WHAT TO PRODUCE: Return the listing below verbatim. Pictures do not belong in the copy.

-- BEGIN COLLECTED MATERIAL --

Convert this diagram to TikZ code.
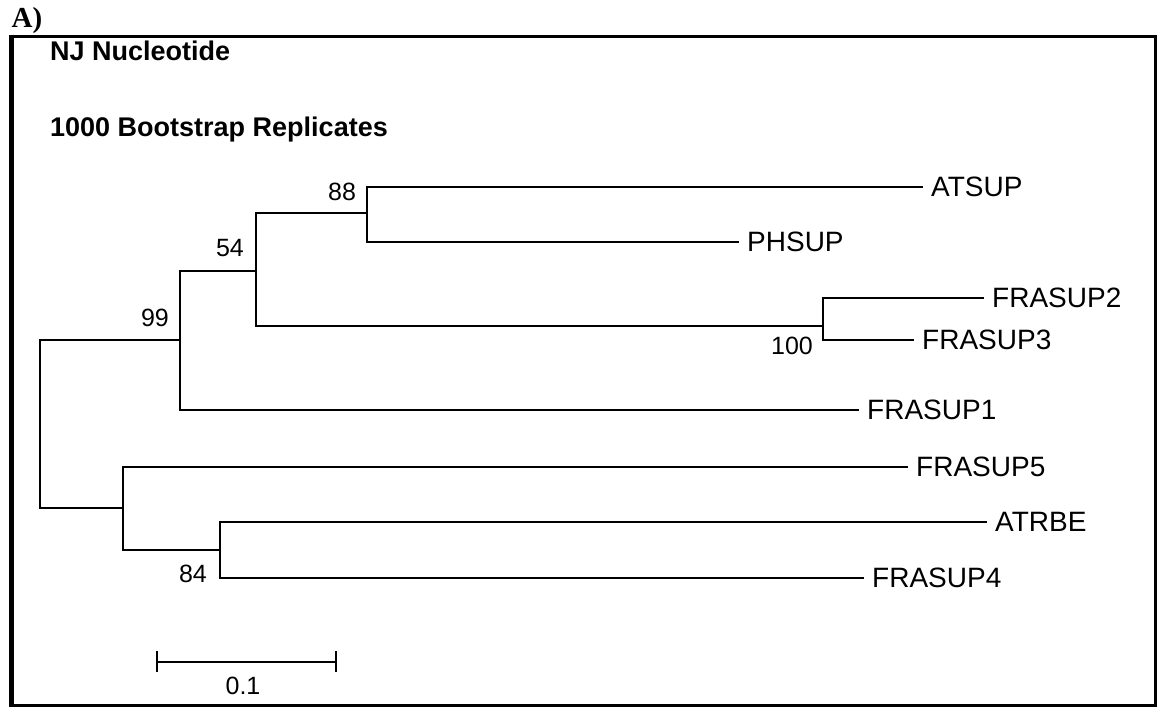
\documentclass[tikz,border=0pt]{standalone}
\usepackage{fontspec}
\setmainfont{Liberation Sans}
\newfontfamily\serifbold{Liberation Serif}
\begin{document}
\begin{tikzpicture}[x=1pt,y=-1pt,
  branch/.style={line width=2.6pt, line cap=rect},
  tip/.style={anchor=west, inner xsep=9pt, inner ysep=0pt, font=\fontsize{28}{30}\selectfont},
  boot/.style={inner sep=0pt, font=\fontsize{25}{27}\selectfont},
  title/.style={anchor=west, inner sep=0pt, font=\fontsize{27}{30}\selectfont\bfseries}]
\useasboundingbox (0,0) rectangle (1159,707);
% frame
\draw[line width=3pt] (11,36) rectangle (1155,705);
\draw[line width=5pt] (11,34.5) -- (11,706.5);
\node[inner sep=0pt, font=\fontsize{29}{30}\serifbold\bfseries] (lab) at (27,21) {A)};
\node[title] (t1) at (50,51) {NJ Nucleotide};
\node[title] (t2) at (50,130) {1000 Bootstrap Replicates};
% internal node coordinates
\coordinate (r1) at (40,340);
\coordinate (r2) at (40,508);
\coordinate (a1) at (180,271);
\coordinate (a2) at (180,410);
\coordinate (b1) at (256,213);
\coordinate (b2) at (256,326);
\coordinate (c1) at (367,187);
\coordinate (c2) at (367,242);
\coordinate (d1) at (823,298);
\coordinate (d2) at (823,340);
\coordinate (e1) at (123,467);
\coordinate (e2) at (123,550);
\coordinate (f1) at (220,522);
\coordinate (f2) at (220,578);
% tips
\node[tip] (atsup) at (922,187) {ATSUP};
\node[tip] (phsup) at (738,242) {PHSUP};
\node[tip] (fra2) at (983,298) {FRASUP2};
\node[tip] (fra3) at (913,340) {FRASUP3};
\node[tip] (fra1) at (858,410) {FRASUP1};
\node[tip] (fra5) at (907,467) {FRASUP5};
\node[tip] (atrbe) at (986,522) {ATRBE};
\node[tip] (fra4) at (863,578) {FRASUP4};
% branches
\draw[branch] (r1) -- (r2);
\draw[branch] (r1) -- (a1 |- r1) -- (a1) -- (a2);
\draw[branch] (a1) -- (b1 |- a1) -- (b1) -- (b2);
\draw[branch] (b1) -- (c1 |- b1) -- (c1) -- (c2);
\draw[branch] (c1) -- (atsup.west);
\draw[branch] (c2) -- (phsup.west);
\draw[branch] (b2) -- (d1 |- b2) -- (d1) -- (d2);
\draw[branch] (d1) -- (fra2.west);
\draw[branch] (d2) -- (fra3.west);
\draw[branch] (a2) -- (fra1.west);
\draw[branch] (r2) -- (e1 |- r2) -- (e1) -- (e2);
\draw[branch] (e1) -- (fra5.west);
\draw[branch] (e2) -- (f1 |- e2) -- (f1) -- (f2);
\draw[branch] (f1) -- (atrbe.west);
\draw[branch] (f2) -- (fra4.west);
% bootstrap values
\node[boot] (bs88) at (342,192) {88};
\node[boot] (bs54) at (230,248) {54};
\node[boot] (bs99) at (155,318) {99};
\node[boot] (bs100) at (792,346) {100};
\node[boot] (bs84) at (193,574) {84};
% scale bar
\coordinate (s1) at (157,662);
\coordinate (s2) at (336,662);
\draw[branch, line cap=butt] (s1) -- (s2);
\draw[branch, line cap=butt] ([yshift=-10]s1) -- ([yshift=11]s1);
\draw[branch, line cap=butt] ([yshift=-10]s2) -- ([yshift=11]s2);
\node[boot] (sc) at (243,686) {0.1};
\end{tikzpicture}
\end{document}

-- END COLLECTED MATERIAL --

RESPONSE TO THE EXERCISE:
Convert this diagram to TikZ code.
\documentclass[tikz,border=0pt]{standalone}
\usepackage{fontspec}
\setmainfont{Liberation Sans}
\newfontfamily\serifbold{Liberation Serif}
\begin{document}
\begin{tikzpicture}[x=1pt,y=-1pt,
  branch/.style={line width=2.6pt, line cap=rect},
  tip/.style={anchor=west, inner xsep=9pt, inner ysep=0pt, font=\fontsize{28}{30}\selectfont},
  boot/.style={inner sep=0pt, font=\fontsize{25}{27}\selectfont},
  title/.style={anchor=west, inner sep=0pt, font=\fontsize{27}{30}\selectfont\bfseries}]
\useasboundingbox (0,0) rectangle (1159,707);
% frame
\draw[line width=3pt] (11,36) rectangle (1155,705);
\draw[line width=5pt] (11,34.5) -- (11,706.5);
\node[inner sep=0pt, font=\fontsize{29}{30}\serifbold\bfseries] (lab) at (27,21) {A)};
\node[title] (t1) at (50,51) {NJ Nucleotide};
\node[title] (t2) at (50,130) {1000 Bootstrap Replicates};
% internal node coordinates
\coordinate (r1) at (40,340);
\coordinate (r2) at (40,508);
\coordinate (a1) at (180,271);
\coordinate (a2) at (180,410);
\coordinate (b1) at (256,213);
\coordinate (b2) at (256,326);
\coordinate (c1) at (367,187);
\coordinate (c2) at (367,242);
\coordinate (d1) at (823,298);
\coordinate (d2) at (823,340);
\coordinate (e1) at (123,467);
\coordinate (e2) at (123,550);
\coordinate (f1) at (220,522);
\coordinate (f2) at (220,578);
% tips
\node[tip] (atsup) at (922,187) {ATSUP};
\node[tip] (phsup) at (738,242) {PHSUP};
\node[tip] (fra2) at (983,298) {FRASUP2};
\node[tip] (fra3) at (913,340) {FRASUP3};
\node[tip] (fra1) at (858,410) {FRASUP1};
\node[tip] (fra5) at (907,467) {FRASUP5};
\node[tip] (atrbe) at (986,522) {ATRBE};
\node[tip] (fra4) at (863,578) {FRASUP4};
% branches
\draw[branch] (r1) -- (r2);
\draw[branch] (r1) -- (a1 |- r1) -- (a1) -- (a2);
\draw[branch] (a1) -- (b1 |- a1) -- (b1) -- (b2);
\draw[branch] (b1) -- (c1 |- b1) -- (c1) -- (c2);
\draw[branch] (c1) -- (atsup.west);
\draw[branch] (c2) -- (phsup.west);
\draw[branch] (b2) -- (d1 |- b2) -- (d1) -- (d2);
\draw[branch] (d1) -- (fra2.west);
\draw[branch] (d2) -- (fra3.west);
\draw[branch] (a2) -- (fra1.west);
\draw[branch] (r2) -- (e1 |- r2) -- (e1) -- (e2);
\draw[branch] (e1) -- (fra5.west);
\draw[branch] (e2) -- (f1 |- e2) -- (f1) -- (f2);
\draw[branch] (f1) -- (atrbe.west);
\draw[branch] (f2) -- (fra4.west);
% bootstrap values
\node[boot] (bs88) at (342,192) {88};
\node[boot] (bs54) at (230,248) {54};
\node[boot] (bs99) at (155,318) {99};
\node[boot] (bs100) at (792,346) {100};
\node[boot] (bs84) at (193,574) {84};
% scale bar
\coordinate (s1) at (157,662);
\coordinate (s2) at (336,662);
\draw[branch, line cap=butt] (s1) -- (s2);
\draw[branch, line cap=butt] ([yshift=-10]s1) -- ([yshift=11]s1);
\draw[branch, line cap=butt] ([yshift=-10]s2) -- ([yshift=11]s2);
\node[boot] (sc) at (243,686) {0.1};
\end{tikzpicture}
\end{document}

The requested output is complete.